Después de un adiós vertiginoso, subo en uno de esos carros
de colores que pasan por la avenida San Luis, en San Borja, hasta la avenida
Angamos. Si los carros no pararan en cada esquina a amontonar gente dentro,
pude haber llegado más rápido a mi destino. Las combis que llevan hasta la UPC
(Universidad Peruana de Ciencias Aplicadas) son muy pequeñas y, debido a mi
1.86 m de estatura, casi no entro dentro
de ellas. En una de esas, intempestivamente y con el reloj en mi contra, tomo
el asiento del copiloto de una combi con franjas azules y ruego por llegar a
tiempo. Siempre me enseñaron a llegar cinco minutos antes a cualquier lugar a donde tuviera que ir. Lima
está superpoblada, pero las combis aun más. No entiendo a los choferes que
paran en paraderos no autorizados a subir personas a sus carros y no pueden detenerse
para que una pobre ancianita baje y no camine tanto.
No fue necesario escuchar la voz del cobrador gritar: "último
paradero", para saber que ya había llegado. Tenía el corazón latiendo a
mil, sabía que ésa no iba ser una simple noche de ensayos. Los nervios se
apoderaron de mí como siempre cada vez que voy a verlo. Tomé el teléfono rojo y
marqué su número. Me contestó y dijo que ya estaba afuera. Su voz apresurada me
decía que no quería hacerme esperar.
Lo vi y nos dimos un abrazo, el más fuerte y delicado a la
vez, lo cual me dijo nuevamente que algo pasaría más tarde. Teníamos que ir un
grupo de diez personas a la casa de una chica en La Molina para ensayar las
escenas del cortometraje que en esta semana debe estar terminado; pero solo ensayamos una
escena de las cinco.
Traspasando grandes cerros molinenses y sentado al costado
de él, en los asientos traseros de un taxi amarillo, llegamos a la respetuosa
morada donde ensayaríamos los cuadros y las tomas para el cortometraje. Como alocadas,
las chicas corrieron a tocar el brillante piano de madera fina que se
encontraba en medio de la sala, mientras él me explicaba lo que teníamos que
hacer en la escena del baño.
El tiempo pasaba más rápido como en un reloj de arena, y
seis chicas, él y yo nos dirigimos al baño a ensayar. “Tú tienes que abrir la
puerta mientras él se lava las manos, empujarlo hacia la pared y besarlo. Lo
besas y él se deja llevar, luego se sube en este muro, abre las piernas, lo
sigues besando y él te quita el polo; sus respiraciones se hacen una, él baja
su cabeza hasta debajo de tu ombligo y corte”. No podía creer que tenía que
besar a mi mejor amigo, el que tanto me gustaba, frente de seis chicas
alborotadas como gallinas, dentro de una ducha de mamparas de vidrio.
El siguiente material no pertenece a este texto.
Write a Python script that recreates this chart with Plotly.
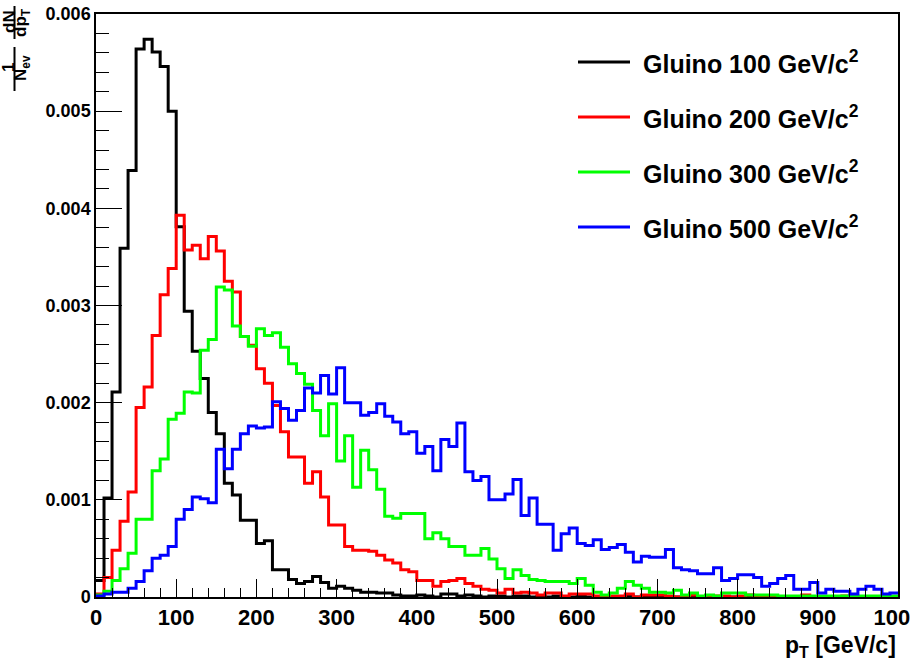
import numpy as np
import plotly.graph_objects as go

# 10 GeV/c bins from 0 to 1000 GeV/c
bin_edges = np.arange(0, 1001, 10)

# Normalised pT spectra, values in units of 1e-3 per bin
gluino_100 = [0.17, 1.02, 2.11, 3.59, 4.39, 5.64, 5.74, 5.61, 5.46, 5.00,
              3.81, 2.94, 2.53, 2.25, 1.90, 1.68, 1.17, 1.05, 0.79, 0.79,
              0.55, 0.58, 0.28, 0.28, 0.18, 0.14, 0.16, 0.21, 0.15, 0.09,
              0.11, 0.09, 0.07, 0.05, 0.05, 0.04, 0.04, 0.02, 0.01, 0.01,
              0.02, 0.01, 0.00, 0.03, 0.03, 0.01, 0.02, 0.01, 0.00, 0.01,
              0.01, 0.00, 0.01, 0.01, 0.00, 0.01, 0.00, 0.01, 0.00, 0.00,
              0.01, 0.00, 0.00, 0.01, 0.00, 0.00, 0.01, 0.00, 0.00, 0.00,
              0.01, 0.00, 0.00, 0.00, 0.00, 0.00, 0.00, 0.00, 0.00, 0.00,
              0.00, 0.00, 0.00, 0.00, 0.00, 0.00, 0.00, 0.00, 0.00, 0.00,
              0.00, 0.00, 0.00, 0.00, 0.00, 0.00, 0.00, 0.00, 0.00, 0.00]

gluino_200 = [0.03, 0.20, 0.48, 0.78, 1.08, 1.95, 2.16, 2.69, 3.11, 3.38,
              3.93, 3.57, 3.62, 3.48, 3.71, 3.56, 3.25, 3.14, 2.68, 2.59,
              2.35, 2.20, 1.97, 1.70, 1.44, 1.44, 1.17, 1.29, 1.03, 0.74,
              0.74, 0.52, 0.48, 0.48, 0.47, 0.43, 0.38, 0.35, 0.28, 0.26,
              0.17, 0.17, 0.11, 0.16, 0.17, 0.19, 0.14, 0.11, 0.08, 0.07,
              0.04, 0.08, 0.04, 0.05, 0.04, 0.02, 0.04, 0.04, 0.01, 0.03,
              0.03, 0.03, 0.01, 0.01, 0.01, 0.01, 0.03, 0.00, 0.02, 0.02,
              0.02, 0.01, 0.00, 0.01, 0.02, 0.00, 0.00, 0.01, 0.01, 0.00,
              0.01, 0.02, 0.01, 0.00, 0.01, 0.00, 0.00, 0.00, 0.02, 0.00,
              0.00, 0.00, 0.00, 0.01, 0.00, 0.00, 0.00, 0.00, 0.00, 0.00]

gluino_300 = [0.02, 0.06, 0.17, 0.29, 0.45, 0.80, 0.80, 1.30, 1.42, 1.83,
              1.89, 2.11, 2.10, 2.54, 2.65, 3.19, 3.16, 2.79, 2.68, 2.58,
              2.76, 2.69, 2.72, 2.57, 2.40, 2.30, 2.19, 1.92, 1.66, 1.99,
              1.40, 1.66, 1.13, 1.51, 1.31, 1.11, 0.83, 0.81, 0.86, 0.86,
              0.86, 0.60, 0.66, 0.60, 0.52, 0.52, 0.43, 0.43, 0.50, 0.39,
              0.29, 0.19, 0.28, 0.22, 0.18, 0.17, 0.16, 0.16, 0.16, 0.14,
              0.19, 0.12, 0.05, 0.02, 0.04, 0.09, 0.16, 0.12, 0.09, 0.05,
              0.05, 0.04, 0.07, 0.02, 0.04, 0.01, 0.02, 0.01, 0.04, 0.04,
              0.04, 0.02, 0.02, 0.02, 0.02, 0.01, 0.01, 0.01, 0.01, 0.01,
              0.01, 0.01, 0.01, 0.01, 0.01, 0.01, 0.01, 0.01, 0.01, 0.01]

gluino_500 = [0.01, 0.03, 0.05, 0.05, 0.09, 0.16, 0.27, 0.40, 0.43, 0.52,
              0.80, 0.90, 1.03, 1.01, 0.97, 1.52, 1.32, 1.52, 1.68, 1.76,
              1.74, 1.75, 2.01, 1.94, 1.82, 1.92, 2.15, 2.10, 2.28, 2.09,
              2.36, 2.00, 2.00, 1.87, 1.90, 1.99, 1.86, 1.80, 1.68, 1.70,
              1.48, 1.55, 1.30, 1.62, 1.55, 1.79, 1.29, 1.20, 1.24, 1.00,
              1.00, 1.06, 1.21, 0.84, 1.02, 0.75, 0.75, 0.48, 0.65, 0.71,
              0.55, 0.53, 0.59, 0.49, 0.51, 0.54, 0.46, 0.36, 0.42, 0.41,
              0.41, 0.49, 0.30, 0.28, 0.27, 0.24, 0.24, 0.30, 0.17, 0.19,
              0.23, 0.23, 0.20, 0.11, 0.14, 0.19, 0.22, 0.08, 0.08, 0.15,
              0.04, 0.08, 0.06, 0.06, 0.03, 0.08, 0.11, 0.08, 0.03, 0.04]

series_names = ["Gluino 100 GeV/c<sup>2</sup>", "Gluino 200 GeV/c<sup>2</sup>",
                "Gluino 300 GeV/c<sup>2</sup>", "Gluino 500 GeV/c<sup>2</sup>"]
series_values = [gluino_100, gluino_200, gluino_300, gluino_500]
series_colors = ["#000000", "#ff0000", "#00ff00", "#0000ff"]

y_tick_values = [0, 0.001, 0.002, 0.003, 0.004, 0.005, 0.006]
y_tick_labels = ["0", "0.001", "0.002", "0.003", "0.004", "0.005", "0.006"]
x_tick_values = [0, 100, 200, 300, 400, 500, 600, 700, 800, 900, 1000]
x_tick_labels = ["0", "100", "200", "300", "400", "500", "600", "700", "800", "900", "1000"]

W, H = 910, 661
ML, MR, MT, MB = 96, 12, 14, 64
PW, PH = W - ML - MR, H - MT - MB
FONT = "Liberation Sans, Arial, Helvetica, sans-serif"


def px_x(px):
    return (px - ML) / PW


def px_y(py):
    return (H - MB - py) / PH


fig = go.Figure()
for name, vals, col in zip(series_names, series_values, series_colors):
    yv = np.array(vals) * 1e-3
    fig.add_trace(go.Scatter(
        x=bin_edges, y=np.append(yv, yv[-1]),
        mode="lines", line=dict(color=col, width=3, shape="hv"),
        name=name, showlegend=False, hoverinfo="skip"))

fig.update_layout(
    width=W, height=H,
    margin=dict(l=ML, r=MR, t=MT, b=MB, autoexpand=False),
    paper_bgcolor="white", plot_bgcolor="white",
    font=dict(family=FONT, color="black"),
    xaxis=dict(
        range=[0, 1000], showgrid=False, zeroline=False, automargin=False,
        showline=True, linecolor="black", linewidth=1.5, mirror=True,
        ticks="inside", ticklen=18, tickwidth=1.2, tickcolor="black",
        tickvals=x_tick_values, ticktext=x_tick_labels,
        ticklabeloverflow="allow",
        tickfont=dict(family=FONT, size=22, weight="bold"),
        minor=dict(dtick=20, ticks="inside", ticklen=9, tickwidth=1.2, tickcolor="black"),
    ),
    yaxis=dict(
        range=[0, 0.006], showgrid=False, zeroline=False, automargin=False,
        showline=True, linecolor="black", linewidth=1.5, mirror=True,
        ticks="inside", ticklen=26, tickwidth=1.2, tickcolor="black",
        tickvals=y_tick_values, ticktext=y_tick_labels,
        tickfont=dict(family=FONT, size=18, weight="bold"),
        minor=dict(dtick=0.0002, ticks="inside", ticklen=13, tickwidth=1.2, tickcolor="black"),
    ),
)

annotations = []
shapes = []

# x-axis title
annotations.append(dict(
    text="<b>p<sub>T</sub> [GeV/c]</b>", xref="paper", yref="paper",
    x=px_x(898), y=px_y(646), xanchor="right", yanchor="middle",
    showarrow=False, font=dict(family=FONT, size=23, color="black")))

# y-axis title written as (1/N_ev)(dN/dp_T), rotated
title_font = dict(family=FONT, size=17, color="black")
for txt, cx, cy in [("<b>dN</b>", 9, 22), ("<b>dp<sub>T</sub></b>", 22, 23),
                    ("<b>1</b>", 9, 68), ("<b>N<sub>ev</sub></b>", 22, 68)]:
    annotations.append(dict(
        text=txt, xref="paper", yref="paper", x=px_x(cx), y=px_y(cy),
        xanchor="center", yanchor="middle", textangle=-90, borderpad=0,
        showarrow=False, font=title_font))
for y0, y1 in [(6, 39), (47, 91)]:
    shapes.append(dict(type="line", xref="paper", yref="paper",
                       x0=px_x(14.5), x1=px_x(14.5), y0=px_y(y0), y1=px_y(y1),
                       line=dict(color="black", width=2)))

# legend entries
for i, (name, col) in enumerate(zip(series_names, series_colors)):
    cy = 62 + 55 * i
    shapes.append(dict(type="line", xref="paper", yref="paper",
                       x0=px_x(578), x1=px_x(630), y0=px_y(cy), y1=px_y(cy),
                       line=dict(color=col, width=3)))
    annotations.append(dict(
        text="<b>" + name + "</b>", xref="paper", yref="paper",
        x=px_x(641), y=px_y(cy), xanchor="left", yanchor="middle",
        showarrow=False, font=dict(family=FONT, size=25, color="black")))

fig.update_layout(annotations=annotations, shapes=shapes)
fig.write_html("out.html")
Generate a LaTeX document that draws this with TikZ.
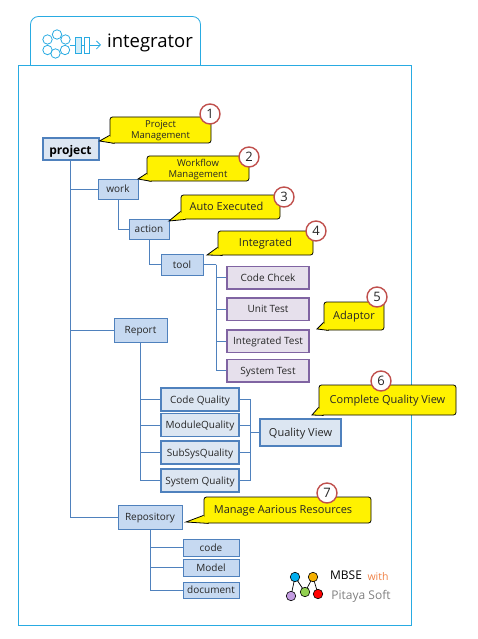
\documentclass[tikz,border=0pt]{standalone}
\usepackage{fontspec}
\setmainfont{Open Sans}
\usetikzlibrary{arrows.meta}

\definecolor{framecyan}{HTML}{29ABE2}
\definecolor{boxline}{HTML}{4F81BD}
\definecolor{boxfill}{HTML}{C6D9F1}
\definecolor{palefill}{HTML}{DCE6F2}
\definecolor{testline}{HTML}{8064A2}
\definecolor{testfill}{HTML}{E6E0EC}
\definecolor{badgeline}{HTML}{C0504D}

\tikzset{
	txt/.style={font=\fontsize{#1}{11}\selectfont, text=black!85},
	boxtext/.style={txt=10, text height=7.5pt, text depth=0pt},
	stepbox/.style={draw=boxline, fill=boxfill, line width=0.9pt, inner sep=0pt, boxtext},
	qualitybox/.style={draw=boxline, fill=palefill, line width=1.7pt, inner sep=0pt, minimum width=78pt, minimum height=23pt, boxtext},
	testbox/.style={draw=testline, fill=testfill, line width=1.5pt, inner sep=0pt, minimum width=82pt, minimum height=22.5pt, boxtext},
	note/.style={draw=black, fill=yellow, line width=0.8pt, rounded corners=2.5pt, inner sep=0pt, align=center, txt=11, text depth=0pt},
	oneline/.style={text height=7pt},
	notetip/.style={draw=black, fill=yellow, line width=0.8pt},
	badge/.style={circle, draw=badgeline, fill=white, line width=1.4pt, minimum size=20pt, inner sep=0pt, txt=13},
	link/.style={draw=boxline, line width=0.9pt},
	icon/.style={draw=framecyan, line width=0.8pt},
	dot/.style={circle, draw=black, line width=0.6pt, minimum size=9.5pt, inner sep=0pt}
}

\begin{document}
\begin{tikzpicture}[x=1pt, y=-1pt]
	\useasboundingbox (0,0) rectangle (478,639);

	\draw[draw=framecyan, line width=0.8pt, rounded corners=8pt] (30.5,65.5) -- (30.5,16.5) -- (200.5,16.5) -- (200.5,65.5);
	\draw[draw=framecyan, line width=0.8pt] (18.5,65.5) rectangle (411.5,625.5);

	\draw[icon] (57,34.5) circle (4.7);
	\draw[icon] (65.5,39.5) circle (4.7);
	\draw[icon] (65,50) circle (4.7);
	\draw[icon] (55.5,53.5) circle (4.7);
	\draw[icon] (47.5,50) circle (4.7);
	\draw[icon] (47.5,39.5) circle (4.7);
	\draw[icon] (70,45) -- (75,45);
	\draw[icon, fill=framecyan!20] (75.5,37.5) rectangle (81,53);
	\draw[icon] (81,45) -- (84,45);
	\draw[icon] (84.5,37.5) rectangle (89,53);
	\draw[icon, -{Straight Barb[length=4pt, width=8pt]}] (89,45) -- (101,45);
	\node[font=\fontsize{18.5}{22}\selectfont, text=black] (title) at (150,43) {integrator};

	\node[draw=boxline, fill=palefill, line width=2pt, inner sep=0pt, minimum width=56pt, minimum height=22pt, font=\fontsize{12}{14}\selectfont\bfseries, text height=11pt, text depth=0pt] (project) at (70.5,149.5) {project};
	\node[stepbox, minimum width=40pt, minimum height=20pt] (work) at (118,189) {work};
	\node[stepbox, minimum width=40pt, minimum height=20pt] (action) at (149,229) {action};
	\node[stepbox, minimum width=42pt, minimum height=21pt] (tool) at (182,264.5) {tool};
	\node[stepbox, minimum width=53pt, minimum height=24pt] (report) at (140.5,330) {Report};
	\node[stepbox, minimum width=64pt, minimum height=24pt] (repository) at (150,517) {Repository};

	\node[testbox] (codecheck) at (268,277.5) {Code Chcek};
	\node[testbox] (unittest) at (268,309) {Unit Test};
	\node[testbox] (integratedtest) at (268,341) {Integrated Test};
	\node[testbox] (systemtest) at (268,370.5) {System Test};

	\node[qualitybox] (codequality) at (200,399.5) {Code Quality};
	\node[qualitybox] (modulequality) at (200,425) {ModuleQuality};
	\node[qualitybox] (subsysquality) at (200,452.5) {SubSysQuality};
	\node[qualitybox] (systemquality) at (200,480.5) {System Quality};
	\node[qualitybox, minimum width=81pt, minimum height=27pt, txt=11] (qualityview) at (300.5,432.5) {Quality View};

	\node[stepbox, minimum width=56pt, minimum height=17pt] (code) at (211,547.5) {code};
	\node[stepbox, minimum width=56pt, minimum height=17pt] (model) at (211,567.5) {Model};
	\node[stepbox, minimum width=56pt, minimum height=16pt] (document) at (211,590) {document};

	\coordinate (testbus) at (216,264.5);
	\coordinate (qualitybus) at (250,432.5);

	\draw[link] (project.south) |- (work.west);
	\draw[link] (project.south) |- (report.west);
	\draw[link] (project.south) |- (repository.west);
	\draw[link] (work.south) |- (action.west);
	\draw[link] (action.south) |- (tool.west);
	\draw[link] (tool.east) -- (testbus);
	\draw[link] (testbus) |- (codecheck.west);
	\draw[link] (testbus) |- (unittest.west);
	\draw[link] (testbus) |- (integratedtest.west);
	\draw[link] (testbus) |- (systemtest.west);
	\draw[link] (report.south) |- (codequality.west);
	\draw[link] (report.south) |- (modulequality.west);
	\draw[link] (report.south) |- (subsysquality.west);
	\draw[link] (report.south) |- (systemquality.west);
	\draw[link] (qualityview.west) -- (qualitybus);
	\draw[link] (qualitybus) |- (codequality.east);
	\draw[link] (qualitybus) |- (modulequality.east);
	\draw[link] (qualitybus) |- (subsysquality.east);
	\draw[link] (qualitybus) |- (systemquality.east);
	\draw[link] (repository.south) |- (code.west);
	\draw[link] (repository.south) |- (model.west);
	\draw[link] (repository.south) |- (document.west);

	\node[note, minimum width=101pt, minimum height=26pt, txt=9.5] (note1) at (160.5,130) {Project\\Management};
	\node[note, minimum width=102pt, minimum height=25pt, txt=9.5] (note2) at (198,168.5) {Workflow\\Management};
	\node[note, oneline, minimum width=99pt, minimum height=24pt] (note3) at (230.5,207) {Auto Executed\hspace{8pt}};
	\node[note, oneline, minimum width=95pt, minimum height=24pt] (note4) at (265.5,243) {Integrated};
	\node[note, oneline, minimum width=60pt, minimum height=28pt] (note5) at (354,316) {Adaptor};
	\node[note, oneline, minimum width=137pt, minimum height=30pt] (note6) at (387.5,400) {Complete Quality View};
	\node[note, oneline, minimum width=167pt, minimum height=26pt] (note7) at (287.5,510) {Manage Aarious Resources\hspace{9pt}};

	\coordinate (tip1) at (99.5,141);
	\coordinate (tip2) at (138,179);
	\coordinate (tip3) at (169,221);
	\coordinate (tip4) at (207,255);
	\coordinate (tip5) at (317,329);
	\coordinate (tip6) at (312,415);
	\coordinate (tip7) at (186,522);
	\draw[notetip] ([yshift=8pt]note1.south west) -- (tip1) -- ([xshift=5pt]note1.south west);
	\draw[notetip] ([yshift=8pt]note2.south west) -- (tip2) -- ([xshift=5pt]note2.south west);
	\draw[notetip] ([yshift=8pt]note3.south west) -- (tip3) -- ([xshift=5pt]note3.south west);
	\draw[notetip] ([yshift=8pt]note4.south west) -- (tip4) -- ([xshift=5pt]note4.south west);
	\draw[notetip] ([yshift=8pt]note5.south west) -- (tip5) -- ([xshift=5pt]note5.south west);
	\draw[notetip] ([yshift=8pt]note6.south west) -- (tip6) -- ([xshift=5pt]note6.south west);
	\draw[notetip] ([yshift=8pt]note7.south west) -- (tip7) -- ([xshift=5pt]note7.south west);

	\node[badge] (badge1) at (210,114) {1};
	\node[badge] (badge2) at (249,157) {2};
	\node[badge] (badge3) at (284,197) {3};
	\node[badge] (badge4) at (316,231) {4};
	\node[badge] (badge5) at (377,297) {5};
	\node[badge] (badge6) at (381,381) {6};
	\node[badge] (badge7) at (327,493) {7};

	\draw[line width=0.7pt] (291,596) -- (295,577) -- (305,592) -- (313,577) -- (318,594);
	\node[dot, fill={rgb,255:red,0;green,174;blue,239}] (dotblue) at (295,577) {};
	\node[dot, fill={rgb,255:red,245;green,176;blue,0}] (dotorange) at (313,577) {};
	\node[dot, fill={rgb,255:red,195;green,155;blue,225}] (dotpurple) at (291,596) {};
	\node[dot, fill={rgb,255:red,146;green,208;blue,80}] (dotgreen) at (305,592) {};
	\node[dot, fill=red] (dotred) at (318,594) {};
	\node[txt=12, text=black, inner sep=0pt] (mbse) at (346,575.5) {MBSE};
	\node[txt=10.5, text={rgb,255:red,240;green,130;blue,70}, inner sep=0pt] (with) at (378,576.5) {with};
	\node[txt=12, text=gray, inner sep=0pt] (pitaya) at (361,596) {Pitaya Soft};
\end{tikzpicture}
\end{document}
Pero
tenía que hacerlo. "Sé profesional", decía.
Sin mostrar el frenético sentimiento que llevaba dentro, salí
del baño, conté quince segundos y entré. Cerré la puerta, lo empuje y lo que
pensé que no haría, lo hice.
Mi boca, su boca, sabor a cereza, llenas de pasión, como
explosiones. Mis manos bajaron hacia su parte trasera, sus manos se clavaron en
mi espalda. Nos convertimos en uno solo y el sabor a lipstic se convirtió en sabor a piel. No pensábamos en otra cosa
que en besarnos. Las seis gallinas, atolondradas, de la ducha desaparecieron,
las cámaras se esfumaron y éramos solo dos. El tiempo desapreció. El tiempo desapareció nuevamente, y luego escuchamos un “CORTE”.
No fue un corte, no cortamos, ¿Por qué no cortamos? Porque
mi boca, su boca, sabor a piel y nuestras respiraciones se hicieron una sola.